Corrections officials worry the trusty program appears to go soft on criminals convicted of some of the most heinous crimes in the state. Several convicted murderers have been trusties. All but two of Kootenai County’s recent trusties were sex offenders.
But several jailers said the program also benefited county taxpayers.
Grubbs estimates their work saved Kootenai County $184,000 in labor costs during 1995.
Six of Kootenai County’s trusties already have been moved. Grubbs said the rest will be gone by next week.
The county shop has been the hardest hit so far. During January, trusties changed the oil on 38 cars, did seven tuneups, five brake jobs and 24 tire changes, Rapp said.
The shop will need to hire at least one more mechanic to make up for the loss, Rapp said. It will cost at least $18,500 a year.
Kootenai County is trying to form a labor pool from the local inmates in the jail, Grubbs said. Thirty-four inmates already have asked to be part of the program.
But of those, officials have found only four who would be suitable trusties based on their crimes and their behavior in jail, Grubbs said. Those chosen are serving time for grand theft, burglary, driving without a license and eluding police officers.
Grubbs said he worries about letting local residents outside of the jail to work. People who know them might be more likely to stop by and drop off contraband.

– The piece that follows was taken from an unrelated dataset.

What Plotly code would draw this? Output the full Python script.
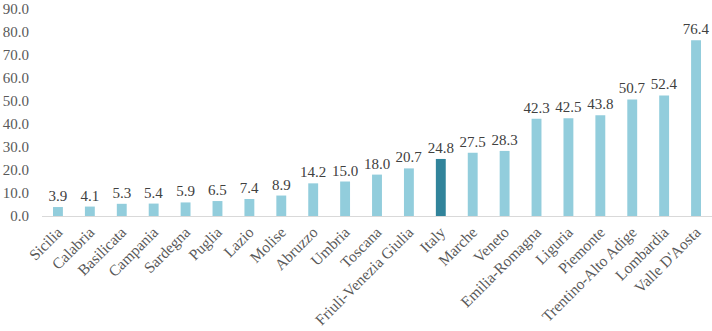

As it is, the ones who have been chosen will be around no longer than four months before they go free and have to be replaced, he said.
But there is hope. A similar program has been successful in places like Bannock County, where 20 local jail inmates serve in a labor program. The jail gives the inmates up to five days off their sentence for every month they work, said Sgt. Ellie Peterson.
“They pick it up pretty fast,” she said.